From the dust jacket:
For a quarter of a century, John Marin was recognized as American's foremost watercolorist.
Cleve Gray believes that this judgement, as well as the decline in Marin's reputation after the rise of abstract expressionism, are both inappropriate. For him, John Marin was "America's greatest artist."
This book is a booming salvo in the campaign just commencing to reassess the importance of John Marin. More importantly, and more satisfyingly, it is an absorbing and delightful interweaving of Marin's works with his largely unpublished idiosyncratic, deeply insightful writings.
"I like to watch the way the elephant walks, the way it puts its foot down with respect for the Earth," said Marin to Gray at their first meeting thirty years ago. That respect characterized Marin's approach: "In painting water make the hand move the way the water moves - same with everything else."

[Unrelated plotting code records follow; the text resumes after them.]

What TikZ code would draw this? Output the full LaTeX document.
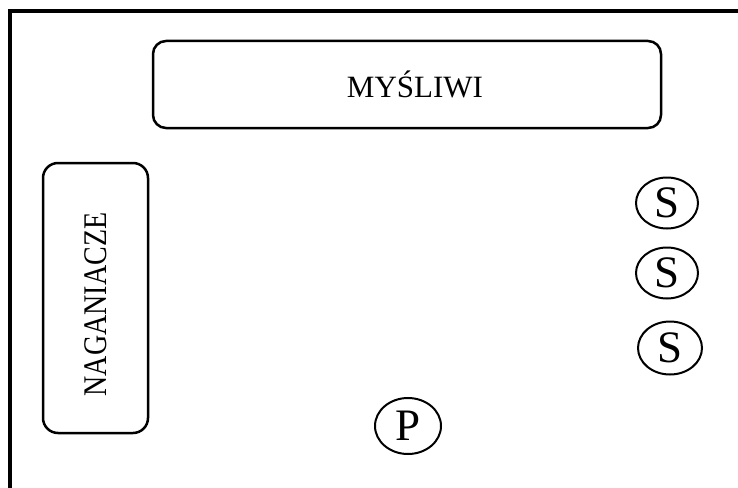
\documentclass[tikz,border=0pt]{standalone}
\usepackage{fontspec}
\setmainfont{Liberation Serif}
\usetikzlibrary{shapes.geometric}
\begin{document}
\begin{tikzpicture}[x=1pt,y=-1pt,
  framebox/.style={draw=black,line width=2.5pt,rounded corners=13pt,inner sep=0pt},
  oval/.style={draw=black,line width=2pt,ellipse,inner sep=0pt,minimum width=62pt,minimum height=51pt,font=\fontsize{45}{48}\selectfont}]
\useasboundingbox (0,0) rectangle (738,487);
\fill[white] (0,0) rectangle (738,487);
\draw[line width=4pt] (10,495) -- (10,11) -- (745,11);
\node[framebox,minimum width=508pt,minimum height=87pt,font=\fontsize{31}{36}\selectfont] (hunters) at (407,84.5) {\hspace*{16pt}MYŚLIWI};
\node[framebox,rounded corners=15pt,minimum width=105pt,minimum height=270pt] (beaters) at (95.5,298) {};
\node[rotate=90,inner sep=0pt,font=\fontsize{28}{34}\selectfont] (beaterstext) at (96,304.5) {\scalebox{1}[1.18]{NAGANIACZE}};
\node[oval] (s1) at (667,203) {S};
\node[oval] (s2) at (667,273) {S};
\node[oval,minimum width=64pt,minimum height=53pt] (s3) at (670,348) {S};
\node[oval,minimum width=66pt,minimum height=56pt] (p) at (408,426) {P};
\end{tikzpicture}
\end{document}
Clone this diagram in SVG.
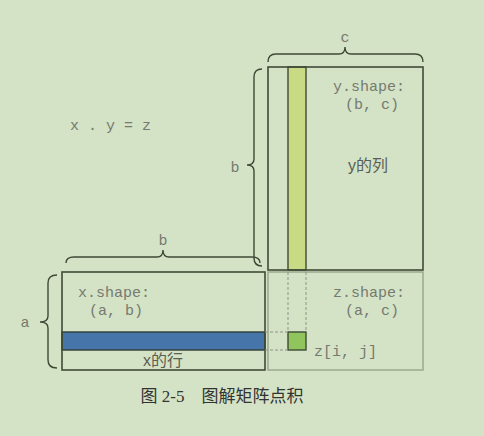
<svg xmlns="http://www.w3.org/2000/svg" width="484" height="436" viewBox="0 0 484 436">
<style>
.mat{fill:none;stroke:#3f4a36;stroke-width:1.6}
.brace{fill:none;stroke:#3f4a36;stroke-width:1.4}
.dash{fill:none;stroke:#8c9683;stroke-width:1;stroke-dasharray:3,2}
.mono{font-family:"Liberation Mono","DejaVu Sans Mono",monospace;font-size:15px;fill:#767a70}
.cjk{font-family:"Liberation Sans","Noto Sans CJK SC",sans-serif;font-size:16px;fill:#5a5e55}
.cap{font-family:"Liberation Serif","Noto Sans CJK SC",serif;font-size:17px;fill:#333}
</style>
<rect x="0" y="0" width="484" height="436" fill="#d4e3c6"/>
<text class="mono" x="70" y="130">x . y = z</text>
<g id="y">
<rect x="288" y="67" width="18" height="203" fill="#c8da84" stroke="#3f4a36" stroke-width="1.4"/>
<rect class="mat" x="268" y="67" width="155" height="203"/>
<text class="mono" x="333" y="91">y.shape:</text>
<text class="mono" x="345" y="109">(b, c)</text>
<text class="cjk" x="368" y="171" text-anchor="middle">y的列</text>
</g>
<g id="z">
<rect x="268" y="272" width="155" height="98" fill="none" stroke="#97a48c" stroke-width="1.4"/>
<rect x="288" y="332" width="18" height="18" fill="#90c45c" stroke="#3f4a36" stroke-width="1.4"/>
<text class="mono" x="333" y="297">z.shape:</text>
<text class="mono" x="345" y="315">(a, c)</text>
<text class="mono" x="314" y="356">z[i, j]</text>
</g>
<g id="x">
<rect x="62" y="332" width="203" height="18" fill="#4676a9" stroke="#2f3d36" stroke-width="1.4"/>
<rect class="mat" x="62" y="272" width="203" height="98"/>
<text class="mono" x="78" y="297">x.shape:</text>
<text class="mono" x="89" y="315">(a, b)</text>
<text class="cjk" x="163" y="366" text-anchor="middle">x的行</text>
</g>
<g id="connectors">
<path class="dash" d="M288 272V332M306 272V332M265 332H288M265 350H288"/>
<path class="brace" d="M268 62Q268 54 276 54H339Q345 54 345 47Q345 54 351 54H415Q423 54 423 62"/>
<path class="brace" d="M262 69Q254 69 254 77V159Q254 165 247 165Q254 165 254 171V258Q254 266 262 266"/>
<path class="brace" d="M66 263Q66 257 74 257H157Q163 257 163 250Q163 257 169 257H252Q260 257 260 263"/>
<path class="brace" d="M57 275Q48 275 48 283V316Q48 322 40 322Q48 322 48 328V360Q48 368 57 368"/>
</g>
<text class="mono" x="345" y="42" text-anchor="middle">c</text>
<text class="mono" x="235" y="172" text-anchor="middle">b</text>
<text class="mono" x="163" y="245" text-anchor="middle">b</text>
<text class="mono" x="25" y="327" text-anchor="middle">a</text>
<text class="cap" x="222" y="402" text-anchor="middle">图 2-5　图解矩阵点积</text>
</svg>
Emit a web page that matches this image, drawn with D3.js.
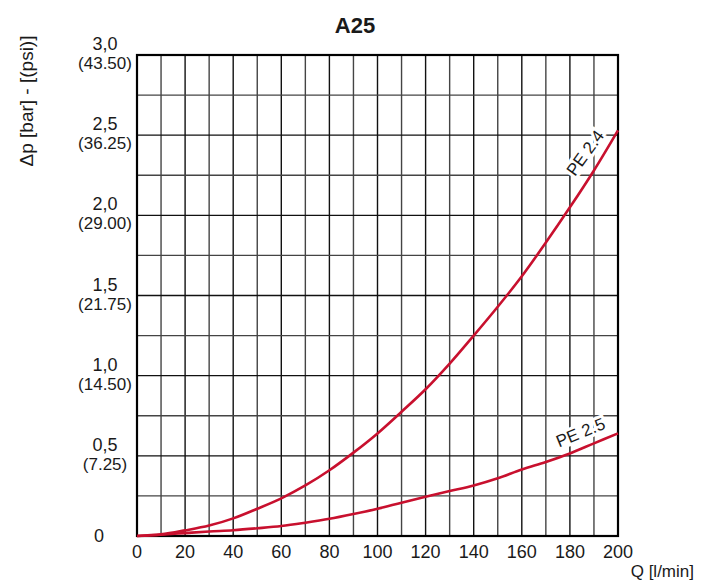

"John Marin by John Marin" demonstrates the fidelity with which the artist held to that vision - from the easy and familiar watercolors to the breathtaking oils of the end of his life. It is these latter works on which Gray has placed the prime emphasis, seeing in them Marin's greatest achievement. Most of these paintings and drawings have never been published before. The Foreward urges, and the reproductions demonstrate, that John Marin "did not simply paint a picturesque corner of his New England world. He painted elemental forces, he painted the movement of the earth."
An artist in his own right, Cleve Gray has works in the permanent collection of New York's Metropolitan, Whitney, and Guggenheim Museums, and Washington's National Collection. He is the editor of a parallel volume, the widely known "David Smith by David Smith".